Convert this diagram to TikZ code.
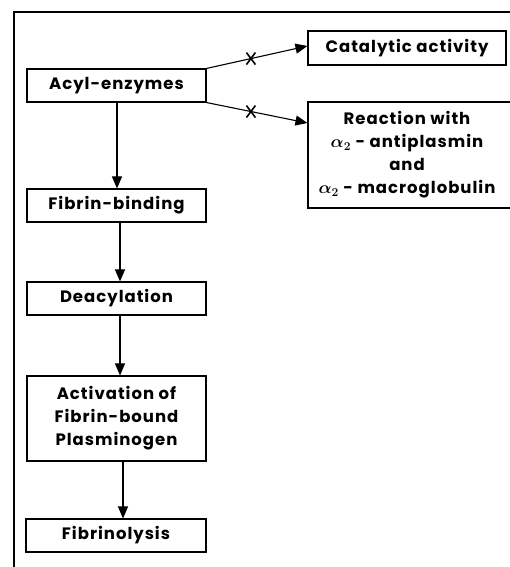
\documentclass[tikz,border=0pt]{standalone}
\usepackage{fontspec}
\setmainfont{Poppins}[UprightFont=* SemiBold, BoldFont=* Bold, LetterSpace=6]
\usetikzlibrary{arrows.meta,calc}
\begin{document}
\begin{tikzpicture}[x=1pt,y=1pt,
  txt/.style={font=\fontsize{16.5}{23}\selectfont\bfseries\boldmath},
  box/.style={draw,line width=1.1pt,inner sep=0pt,align=center,txt},
  arr/.style={line width=1.1pt,-{Triangle[length=12pt,width=10pt]}},
  cross/.style={line width=1.6pt}]
\useasboundingbox (0,0) rectangle (510,567);
\begin{scope}
\clip (0,0) rectangle (510,567);
% outer frame
\draw[line width=1.8pt] (14,-2) -- (14,555) -- (512,555);
% boxes
\node[box,minimum width=179pt,minimum height=33pt] (acyl) at (116.5,481.5) {Acyl-enzymes};
\node[box,minimum width=198pt,minimum height=34pt] (cat) at (407,519) {Catalytic activity};
\node[box,minimum width=210pt,minimum height=106pt] (react) at (413,412) {};
\node[align=center,txt,inner sep=0pt] (reacttxt) at (407,412)
  {Reaction with\\ $\alpha_2$ - antiplasmin\\ and\\ $\alpha_2$ - macroglobulin};
\node[box,minimum width=179pt,minimum height=33pt] (fibrin) at (116.5,361.5) {Fibrin-binding};
\node[box,minimum width=179pt,minimum height=33pt] (deacyl) at (116.5,268.5) {Deacylation};
\node[box,minimum width=179pt,minimum height=85pt] (activ) at (116.5,148.5) {Activation of\\ Fibrin-bound\\ Plasminogen};
\node[box,minimum width=180pt,minimum height=33pt] (lysis) at (116,31.5) {Fibrinolysis};
% vertical arrows
\draw[arr] (acyl.south -| 117,0) -- (fibrin.north -| 117,0);
\draw[arr] (fibrin.south -| 120,0) -- (deacyl.north -| 120,0);
\draw[arr] (deacyl.south -| 120,0) -- (activ.north -| 120,0);
\draw[arr] (activ.south -| 123,0) -- (lysis.north -| 123,0);
% blocked arrows
\draw[arr] (acyl.north east) -- (cat.west |- 0,521) coordinate[pos=0.44] (x1);
\draw[arr] (acyl.south east) -- (react.west |- 0,444) coordinate[pos=0.44] (x2);
\draw[cross] ($(x1)+(-4.5,-6)$) -- ($(x1)+(4.5,6)$) ($(x1)+(-4.5,6)$) -- ($(x1)+(4.5,-6)$);
\draw[cross] ($(x2)+(-4.5,-6)$) -- ($(x2)+(4.5,6)$) ($(x2)+(-4.5,6)$) -- ($(x2)+(4.5,-6)$);
\end{scope}
\end{tikzpicture}
\end{document}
___
Without the pictures, repeat the listing above exactly.

_Result of this task:_
Convert this diagram to TikZ code.
\documentclass[tikz,border=0pt]{standalone}
\usepackage{fontspec}
\setmainfont{Poppins}[UprightFont=* SemiBold, BoldFont=* Bold, LetterSpace=6]
\usetikzlibrary{arrows.meta,calc}
\begin{document}
\begin{tikzpicture}[x=1pt,y=1pt,
  txt/.style={font=\fontsize{16.5}{23}\selectfont\bfseries\boldmath},
  box/.style={draw,line width=1.1pt,inner sep=0pt,align=center,txt},
  arr/.style={line width=1.1pt,-{Triangle[length=12pt,width=10pt]}},
  cross/.style={line width=1.6pt}]
\useasboundingbox (0,0) rectangle (510,567);
\begin{scope}
\clip (0,0) rectangle (510,567);
% outer frame
\draw[line width=1.8pt] (14,-2) -- (14,555) -- (512,555);
% boxes
\node[box,minimum width=179pt,minimum height=33pt] (acyl) at (116.5,481.5) {Acyl-enzymes};
\node[box,minimum width=198pt,minimum height=34pt] (cat) at (407,519) {Catalytic activity};
\node[box,minimum width=210pt,minimum height=106pt] (react) at (413,412) {};
\node[align=center,txt,inner sep=0pt] (reacttxt) at (407,412)
  {Reaction with\\ $\alpha_2$ - antiplasmin\\ and\\ $\alpha_2$ - macroglobulin};
\node[box,minimum width=179pt,minimum height=33pt] (fibrin) at (116.5,361.5) {Fibrin-binding};
\node[box,minimum width=179pt,minimum height=33pt] (deacyl) at (116.5,268.5) {Deacylation};
\node[box,minimum width=179pt,minimum height=85pt] (activ) at (116.5,148.5) {Activation of\\ Fibrin-bound\\ Plasminogen};
\node[box,minimum width=180pt,minimum height=33pt] (lysis) at (116,31.5) {Fibrinolysis};
% vertical arrows
\draw[arr] (acyl.south -| 117,0) -- (fibrin.north -| 117,0);
\draw[arr] (fibrin.south -| 120,0) -- (deacyl.north -| 120,0);
\draw[arr] (deacyl.south -| 120,0) -- (activ.north -| 120,0);
\draw[arr] (activ.south -| 123,0) -- (lysis.north -| 123,0);
% blocked arrows
\draw[arr] (acyl.north east) -- (cat.west |- 0,521) coordinate[pos=0.44] (x1);
\draw[arr] (acyl.south east) -- (react.west |- 0,444) coordinate[pos=0.44] (x2);
\draw[cross] ($(x1)+(-4.5,-6)$) -- ($(x1)+(4.5,6)$) ($(x1)+(-4.5,6)$) -- ($(x1)+(4.5,-6)$);
\draw[cross] ($(x2)+(-4.5,-6)$) -- ($(x2)+(4.5,6)$) ($(x2)+(-4.5,6)$) -- ($(x2)+(4.5,-6)$);
\end{scope}
\end{tikzpicture}
\end{document}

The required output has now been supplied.